В таких условиях власти искали себе опору в лице консерваторов и националистов-державников. Крушеван и Пронин как нельзя лучше подходили на эту роль. А их апелляция к «трудовым массам» хорошо вписывалась и в зубатовскую рабочую политику. Правда, оба они были людьми не вполне адекватными. Крушеван в рассказе «Охота на волков» сам признавался в своих ночных кошмарах (Ижболдина 2007: 164). А у Пронина была стойкая репутация не только третьесортного демагога, но и прямого мошенника. Так, уже в Кишинёве он взял подряд на мощение улиц, причём вместо обещанной первосортной брусчатки выписал третьесортный булыжник и прикарманил разницу.
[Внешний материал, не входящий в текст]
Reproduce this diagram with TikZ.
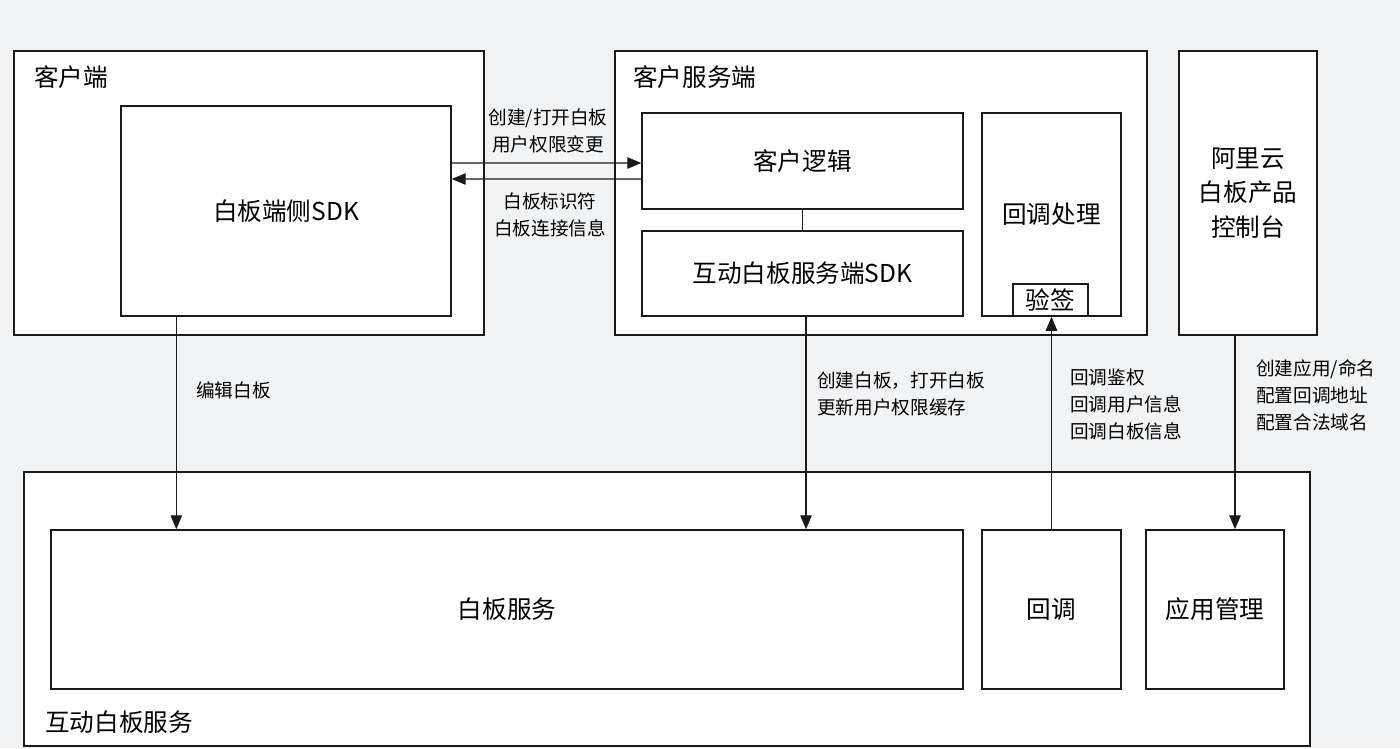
\documentclass[tikz,border=0pt]{standalone}
\usepackage{fontspec}
\setmainfont{Noto Sans CJK SC}
\usepackage{tikz}
\usetikzlibrary{arrows.meta,positioning,calc}
\definecolor{pagebg}{HTML}{F2F3F5}
\definecolor{linegray}{HTML}{1A1A1A}
\tikzset{
  box/.style={rectangle,draw=linegray,fill=white,line width=0.8pt,inner sep=0pt,
    font=\fontsize{14}{17}\selectfont,align=center},
  title/.style={anchor=west,inner sep=0pt,font=\fontsize{14}{17}\selectfont},
  flowarrow/.style={-{Triangle[length=8pt,width=6.5pt]},line width=0.8pt,draw=linegray},
  arrlabel/.style={inner sep=0pt,font=\fontsize{10.6}{15.4}\selectfont},
}

\begin{document}
\begin{tikzpicture}[x=0.02cm,y=-0.02cm]
  \fill[pagebg] (0,0) rectangle (1400,748);
  \useasboundingbox (0,0) rectangle (1400,748);
  % client side
  \node[box,minimum width=9.4cm,minimum height=5.68cm] (client) at (249,193) {};
  \node[title] (clientt) at (34,77) {客户端};
  \node[box,minimum width=6.6cm,minimum height=4.2cm] (sdk) at (286,211) {白板端侧SDK};
  % customer server
  \node[box,minimum width=10.64cm,minimum height=5.68cm] (server) at (881,193) {};
  \node[title] (servert) at (633,77) {客户服务端};
  \node[box,minimum width=6.42cm,minimum height=1.92cm] (logic) at (802.5,161) {客户逻辑};
  \node[box,minimum width=6.42cm,minimum height=1.7cm] (srvsdk) at (802.5,273.5) {互动白板服务端SDK};
  \node[box,minimum width=2.78cm,minimum height=4.06cm] (cbproc) at (1051.5,214.5) {回调处理};
  \node[box,minimum width=1.5cm,minimum height=0.64cm] (verify) at (1050.5,300) {验签};
  \draw[line width=0.8pt,draw=linegray] (logic) -- (srvsdk);
  % console
  \node[box,minimum width=2.76cm,minimum height=5.68cm,
    font=\fontsize{14}{19.6}\selectfont] (console) at (1248,193) {阿里云\\白板产品\\控制台};
  % interactive whiteboard service
  \node[box,minimum width=25.72cm,minimum height=5.48cm] (iws) at (667,609) {};
  \node[title] (iwst) at (45,722) {互动白板服务};
  \node[box,minimum width=18.24cm,minimum height=3.18cm] (wbsvc) at (507,609.5) {白板服务};
  \node[box,minimum width=2.78cm,minimum height=3.18cm] (callback) at (1051.5,609.5) {回调};
  \node[box,minimum width=2.76cm,minimum height=3.18cm] (appmgmt) at (1215,609.5) {应用管理};
  % arrows
  \draw[flowarrow] (sdk.east |- 0,163) -- ([yshift=-0.04cm]logic.west);
  \draw[flowarrow] ([yshift=-0.36cm]logic.west) -- (sdk.east |- 0,179);
  \node[arrlabel,align=center] (reqlbl) at (548,130.5) {创建/打开白板\\用户权限变更};
  \node[arrlabel,align=center] (resplbl) at (550,214.5) {白板标识符\\白板连接信息};
  \draw[flowarrow] ([xshift=1.12cm]sdk.south west) -- ([xshift=1.12cm]sdk.south west |- wbsvc.north);
  \node[arrlabel,anchor=west] (editlbl) at (196,390) {编辑白板};
  \draw[flowarrow] ([xshift=0.07cm]srvsdk.south) -- ([xshift=0.07cm]srvsdk.south |- wbsvc.north);
  \node[arrlabel,anchor=west,align=left] (srvlbl) at (817,393.5) {创建白板，打开白板\\更新用户权限缓存};
  \draw[flowarrow] (callback.north) -- (callback.north |- verify.south);
  \node[arrlabel,anchor=west,align=left] (cblbl) at (1070,404) {回调鉴权\\回调用户信息\\回调白板信息};
  \draw[flowarrow] ([xshift=-0.26cm]console.south) -- ([xshift=-0.26cm]console.south |- appmgmt.north);
  \node[arrlabel,anchor=west,align=left] (conlbl) at (1256,395) {创建应用/命名\\配置回调地址\\配置合法域名};
\end{tikzpicture}
\end{document}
Но с этими «шалостями» власти предпочли мириться, а что касается антисемитской риторики – видимо, полагали, что она так громкими словами и останется. Во всяком случае, когда началось «дубоссарское дело» (очередной кровавый навет, о котором сам М. Б. Слуцкий пишет в первой главе воспоминаний «В скорбные дни»), и стало ясно, что обстановка накаляется, были приняты вялые меры: Крушевана заставили напечатать опровержение, решили увеличить число патрулей (Джадж 1998: 146).
Но к этому времени и Крушеван, и Пронин почувствовали сильную поддержку и решили, что их час настал. Крушевана больше волновала тема «экономического засилья» евреев. Ведь на его глазах разорялись не только помещики, но и патриархальное крестьянство, а на смену им шла буржуазия – городская и сельская. Это пугало и Салтыкова-Щедрина, у которого «Убежище Монрепо» кончается воплем: «идёт чумазый!». Но в многонациональной Бессарабии, где этнические группы были в то же время и социальными статусами, «чумазый» персонифицировался: «идёт новое племя!» Племя, которому не дороги ценности патриархального мира, которое разрушит старые сословные рамки, старый образ жизни. Тот же ход мысли мы позже увидим у О. Шпенглера, для которого поместное дворянство – лишь «высшая форма» крестьянства, и оба они противостоят «кочевникам мировых столиц» (Шпенглер 1993: 165). А ещё позже – в нацистской и околонацистской литературе (см.: Мосионжник 2012).
2
Любезное сообщение доктора истории В. Н. Поливцева.